Feeling good - experiencing positive emotions - has been linked to enhanced performance at a variety of tasks. However, the typical research relies on laboratory experiments where a positive emotion is induced and performance at some problem-solving task is then assessed (e.g., Fredrickson, 2001).

Does this provocative result generalize outside the laboratory to outcomes that really matter, like job performance?

My colleagues Jeff Garofano, Brian McGuire, Nansook Park, and I recently presented a relevant study at the First World Congress of Positive Psychology, held in Philadelphia, PA. The study was an experiment of nature that asked how Major League Baseball (MLB) players perform at the plate on their birthdays. We assumed that most people feel good on their birthday, as friends and family members celebrate the occasion with cards, phone calls, and gifts. We assumed that MLB players were no exception, so the hypothesis tested was that their hitting would be better on their birthdays than during the rest of the season.

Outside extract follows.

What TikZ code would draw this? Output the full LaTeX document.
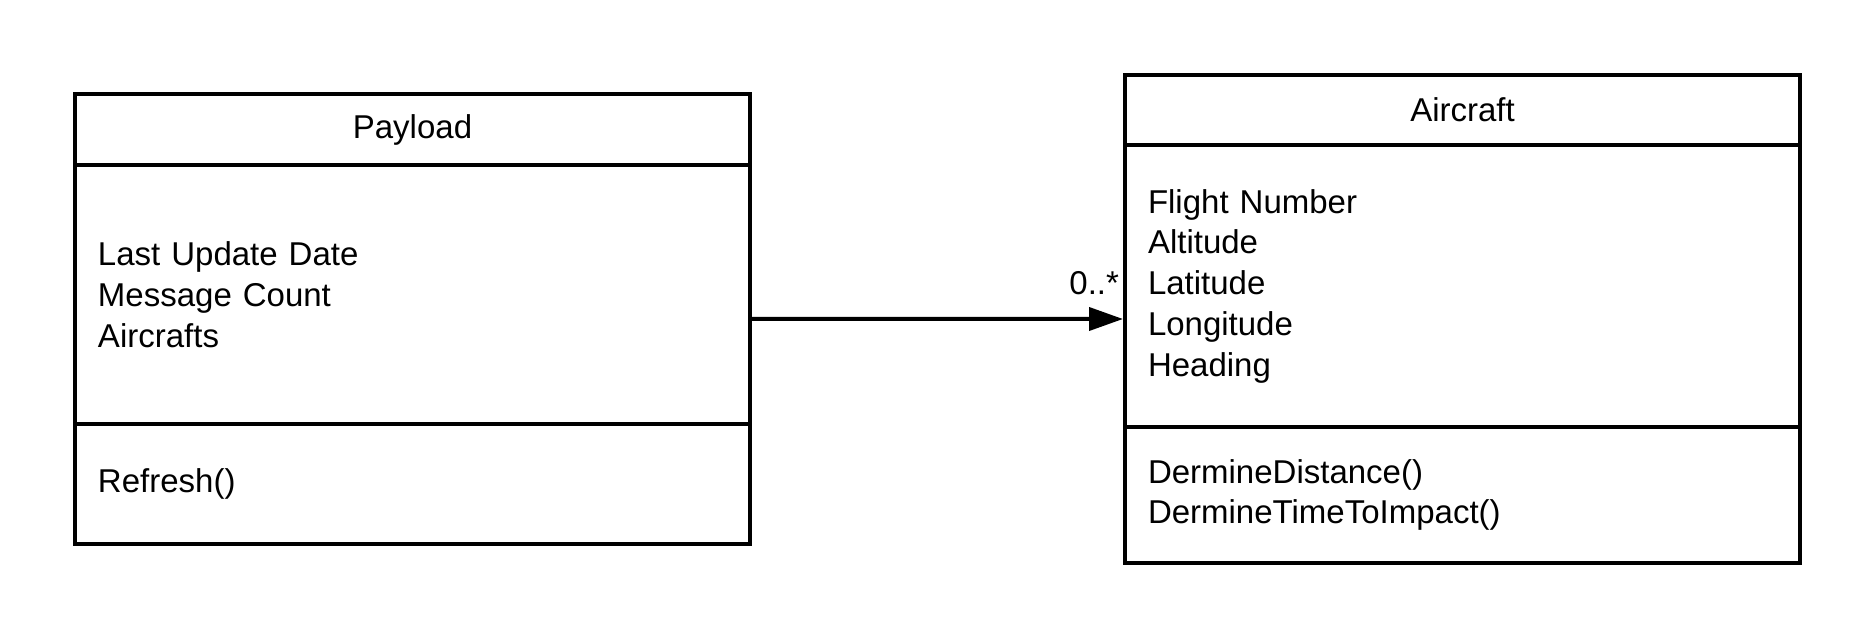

We looked at performance during the 2008 regular season, limiting our attention to the 182 players (among 983) with at least 400 official at bats. We wanted to focus on players who played regularly and were not pitchers, whose batting performance is poor at best. However, the results we found reflected the larger population of MLB players during the 2008 season and were unaffected by the age of the player or whether he batted from the right side of the plate, the left side, or both.

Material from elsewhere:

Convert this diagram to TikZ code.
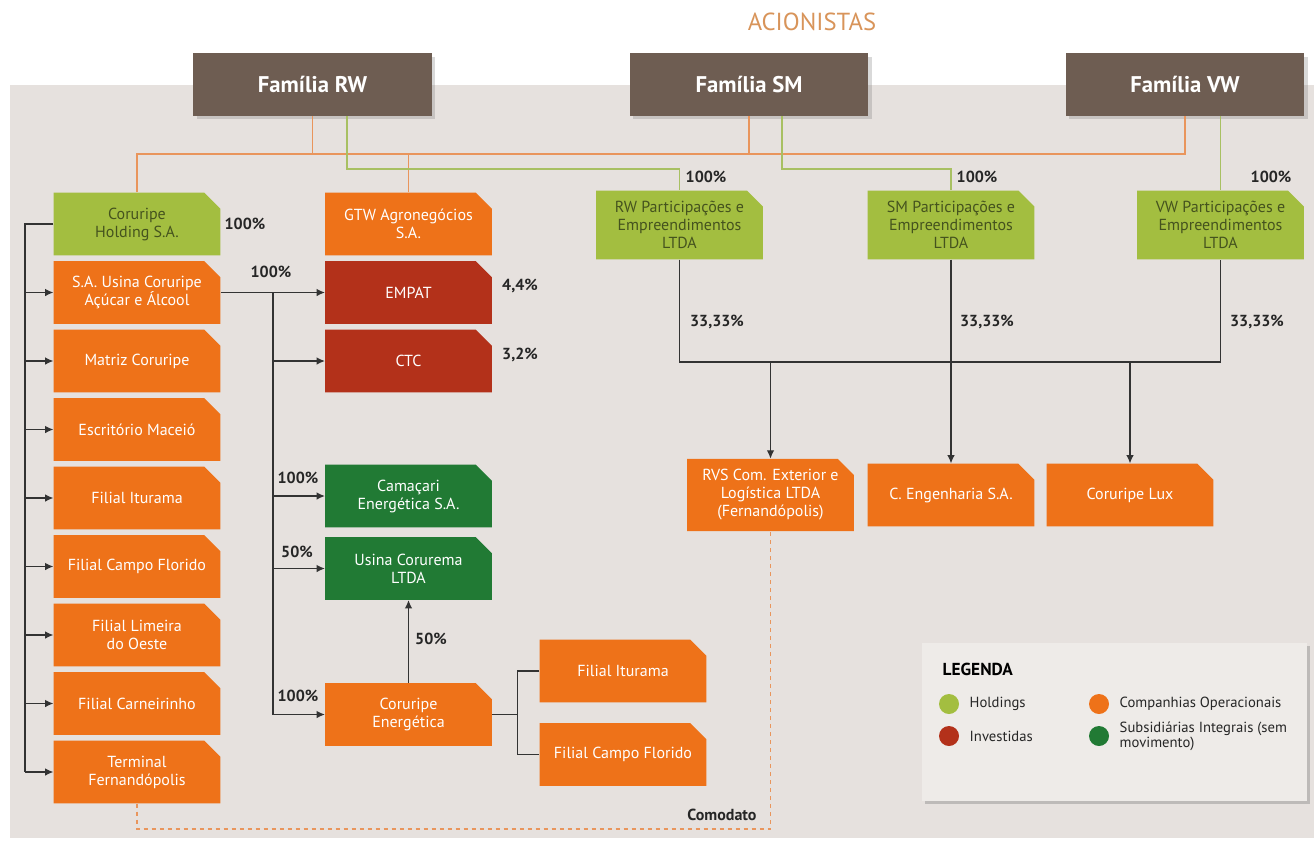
\documentclass[tikz,border=0pt]{standalone}
\usepackage{fontspec}
\setmainfont{PT Sans}
\usepackage{tikz}
\usetikzlibrary{arrows.meta}
\usetikzlibrary{shapes.misc}
\usetikzlibrary{shadows}

\definecolor{familia}{HTML}{6E5D52}
\definecolor{painel}{HTML}{E6E1DE}
\definecolor{holding}{HTML}{A3BE40}
\definecolor{holdtxt}{HTML}{45531E}
\definecolor{operac}{HTML}{EE7219}
\definecolor{invest}{HTML}{B3311A}
\definecolor{subsid}{HTML}{217A34}
\definecolor{linhaor}{HTML}{E9955C}
\definecolor{linhavd}{HTML}{A8C062}
\definecolor{linha}{HTML}{333333}
\definecolor{acion}{HTML}{D8945A}
\definecolor{legfundo}{HTML}{EEEBE8}

\begin{document}
\begin{tikzpicture}[x=0.75pt, y=-0.75pt,
	caixa/.style={chamfered rectangle, chamfered rectangle corners=north east,
		chamfered rectangle xsep=6pt, chamfered rectangle ysep=6pt,
		minimum width=125pt, minimum height=47pt, inner sep=2pt, align=center,
		font=\fontsize{12}{13.5}\selectfont, text=white},
	hold/.style={caixa, fill=holding, text=holdtxt},
	oper/.style={caixa, fill=operac},
	inv/.style={caixa, fill=invest},
	subs/.style={caixa, fill=subsid},
	fam/.style={rectangle, fill=familia, text=white, font=\bfseries\fontsize{17}{20}\selectfont,
		minimum width=179pt, minimum height=47pt,
		drop shadow={shadow xshift=2.5pt, shadow yshift=-2.5pt, opacity=.3}},
	pct/.style={font=\bfseries\fontsize{12}{14}\selectfont, text=black!85},
	legtxt/.style={anchor=west, align=left, font=\fontsize{11}{11}\selectfont, text=black!85},
	ponto/.style={circle, minimum size=15pt, inner sep=0pt},
	seta/.style={draw=linha, line width=0.9pt, -{Latex[length=2.2mm, width=2mm]}},
	liga/.style={draw=linha, line width=0.9pt},
	lor/.style={draw=linhaor, line width=1pt},
	lvd/.style={draw=linhavd, line width=1pt},
	comod/.style={draw=linhaor, line width=0.8pt, dashed}]
			\useasboundingbox (0,0) rectangle (1314,844);
			\fill[painel] (10,85) rectangle (1314,838);

			\node[font=\fontsize{18.5}{20}\selectfont, text=acion] (titulo) at (812,22) {ACIONISTAS};

			% acionistas
			\node[fam] (rw) at (312.5,84.5) {Família RW};
			\node[fam] (sm) at (749,84.5) {Família SM};
			\node[fam] (vw) at (1185,84.5) {Família VW};

			% coluna da esquerda
			\node[hold] (chold) at (137,224) {Coruripe\\Holding S.A.};
			\node[oper] (usina) at (137,292.5) {S.A. Usina Coruripe\\Açúcar e Álcool};
			\node[oper] (matriz) at (137,361) {Matriz Coruripe};
			\node[oper] (escrit) at (137,429.5) {Escritório Maceió};
			\node[oper] (itur) at (137,498) {Filial Iturama};
			\node[oper] (campo) at (137,566.5) {Filial Campo Florido};
			\node[oper] (limeira) at (137,635) {Filial Limeira\\do Oeste};
			\node[oper] (carn) at (137,703.5) {Filial Carneirinho};
			\node[oper] (term) at (137,772) {Terminal\\Fernandópolis};

			% coluna do meio
			\node[oper] (gtw) at (408.5,224) {GTW Agronegócios\\S.A.};
			\node[inv] (empat) at (408.5,292.5) {EMPAT};
			\node[inv] (ctc) at (408.5,361) {CTC};
			\node[subs] (camac) at (408.5,496) {Camaçari\\Energética S.A.};
			\node[subs] (corur) at (408.5,568.5) {Usina Corurema\\LTDA};
			\node[oper] (energ) at (408.5,714.5) {Coruripe\\Energética};
			\node[oper] (itur2) at (623,671) {Filial Iturama};
			\node[oper] (campo2) at (623,754.5) {Filial Campo Florido};

			% participacoes
			\node[hold] (rwp) at (679.5,225) {RW Participações e\\Empreendimentos\\LTDA};
			\node[hold] (smp) at (951,225) {SM Participações e\\Empreendimentos\\LTDA};
			\node[hold] (vwp) at (1220.5,225) {VW Participações e\\Empreendimentos\\LTDA};
			\node[oper] (rvs) at (770.5,495) {RVS Com. Exterior e\\Logística LTDA\\(Fernandópolis)};
			\node[oper] (ceng) at (951,495) {C. Engenharia S.A.};
			\node[oper] (lux) at (1130,495) {Coruripe Lux};

			\coordinate (obus) at (0,154);
			\coordinate (gbus) at (0,169);
			\coordinate (hbus) at (0,362);
			\coordinate (lbus) at (25,0);
			\coordinate (mbus) at (273,0);
			\coordinate (dbus) at (0,829);

			\draw[lor] (chold.north) |- (vw.south |- obus) -- (vw.south);
			\draw[lor] (rw.south) -- (rw.south |- obus);
			\draw[lor] (sm.south) -- (sm.south |- obus);
			\draw[lor] (gtw.north) -- (gtw.north |- obus);
			\draw[lvd] (rw.south) ++(34.5,0) |- (rwp.north |- gbus) -- (rwp.north);
			\draw[lvd] (sm.south) ++(33,0) |- (smp.north |- gbus) -- (smp.north);
			\draw[lvd] (vwp.north |- vw.south) -- (vwp.north);

			\draw[liga] (chold.west) -| (lbus |- term.west);
			\foreach \n in {usina,matriz,escrit,itur,campo,limeira,carn,term}
				\draw[seta] (lbus |- \n.west) -- (\n.west);

			\draw[seta] (usina.east) -- (empat.west);
			\draw[liga] (mbus |- usina.east) -- (mbus |- energ.west);
			\foreach \n in {ctc,camac,corur,energ}
				\draw[seta] (mbus |- \n.west) -- (\n.west);
			\draw[seta] (energ.north) -- (corur.south);
			\draw[liga] (energ.east) -- ++(25,0) coordinate (ebus);
			\draw[liga] (itur2.west) -| (ebus) |- (campo2.west);

			\draw[liga] (rwp.south) |- (vwp.south |- hbus) -- (vwp.south);
			\draw[seta] (smp.south) -- (ceng.north);
			\draw[seta] (rvs.north |- hbus) -- (rvs.north);
			\draw[seta] (lux.north |- hbus) -- (lux.north);

			\draw[comod] (term.south) |- (rvs.south |- dbus) -- (rvs.south);

			% percentuais
			\node[pct] (p0) at (245,224) {100\%};
			\node[pct] (p1) at (271,272) {100\%};
			\node[pct] (p2) at (520,286) {4,4\%};
			\node[pct] (p3) at (520,355) {3,2\%};
			\node[pct] (p4) at (298,478) {100\%};
			\node[pct] (p5) at (297,552) {50\%};
			\node[pct] (p6) at (298,696) {100\%};
			\node[pct] (p7) at (431,639) {50\%};
			\node[pct] (p8) at (706,177) {100\%};
			\node[pct] (p9) at (977,177) {100\%};
			\node[pct] (p10) at (1271,177) {100\%};
			\node[pct] (p11) at (717,322) {33,33\%};
			\node[pct] (p12) at (987,322) {33,33\%};
			\node[pct] (p13) at (1257,322) {33,33\%};
			\node[pct] (comodato) at (722,815) {Comodato};

			% legenda
			\node[fill=legfundo, minimum width=289pt, minimum height=118.5pt,
				drop shadow={shadow xshift=2pt, shadow yshift=-2pt, opacity=.4}] (leg) at (1114.5,722) {};
			\node[anchor=west, font=\bfseries\fontsize{13}{14}\selectfont] (legt) at (938,669) {LEGENDA};
			\node[ponto, fill=holding] (dhold) at (949,704) {};
			\node[ponto, fill=invest] (dinv) at (949,736) {};
			\node[ponto, fill=operac] (doper) at (1099,704) {};
			\node[ponto, fill=subsid] (dsub) at (1099,736) {};
			\node[legtxt] (thold) at (965,704) {Holdings};
			\node[legtxt] (tinv) at (965,736) {Investidas};
			\node[legtxt] (toper) at (1115,704) {Companhias Operacionais};
			\node[legtxt] (tsub) at (1115,736) {Subsidiárias Integrais (sem\\movimento)};
			\end{tikzpicture}
\end{document}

Among the everyday players, 69 had at least one plate appearance that fell on their birthday during the 2008 season, whereas the remaining 113 did not. Consistent with our hypothesis, players hit better on their birthdays than on other days during the season, and better on their birthdays than did other players during the season.

Batting average is the percentage of hits per plate appearance, and the birthday batting average among MLB players was a notable .306 (versus .275 for other days and .279 for other players).

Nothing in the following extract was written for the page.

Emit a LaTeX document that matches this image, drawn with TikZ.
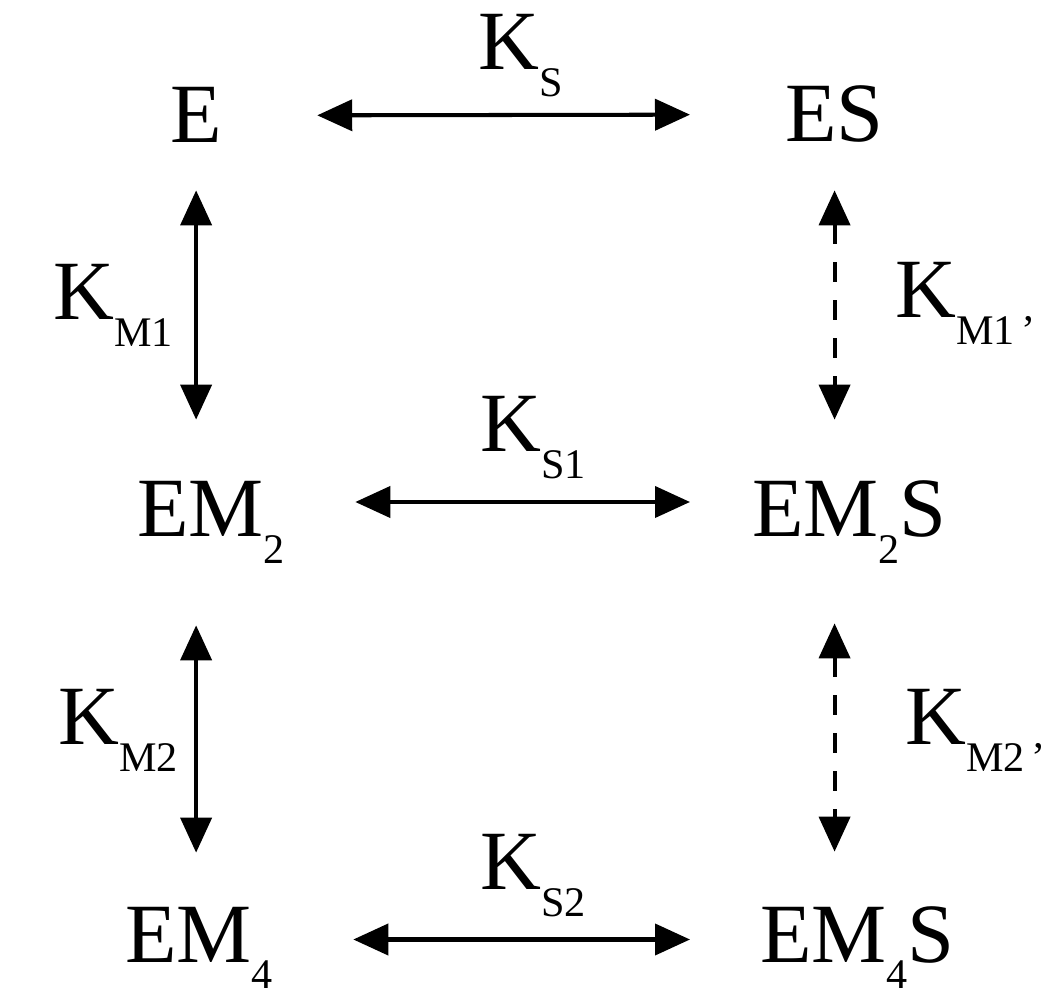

Slugging percentage is the total number of bases per plate appearance, where a single = 1, a double = 2, a triple = 3, and a homerun = 4. The birthday slugging percentage among MLB players was again notable: .509 (versus .454 for other days and .440 for other players).

These results make sense in terms of the hypothesis that positive emotions enhance performance.

All of these MLB players are elite athletes who do well at a very difficult task. Nonetheless, on their birthdays they do even better. If every day were a batter's birthday, he would be a likely candidate for the Baseball Hall of Fame and would earn many millions of dollars more in salary.

The practical implication for major league managers is never to rest a batter on his birthday. Along these lines, the practical implication for everyone else - parents, educators, and workplace supervisors - is to capitalize on naturally-occurring positive emotions as well as to cultivate such emotions. Good results may follow.


Fredrickson, B. L. (2001). The role of positive emotions in positive psychology: The broaden-and-build theory of positive emotions. American Psychologist, 56, 218-226.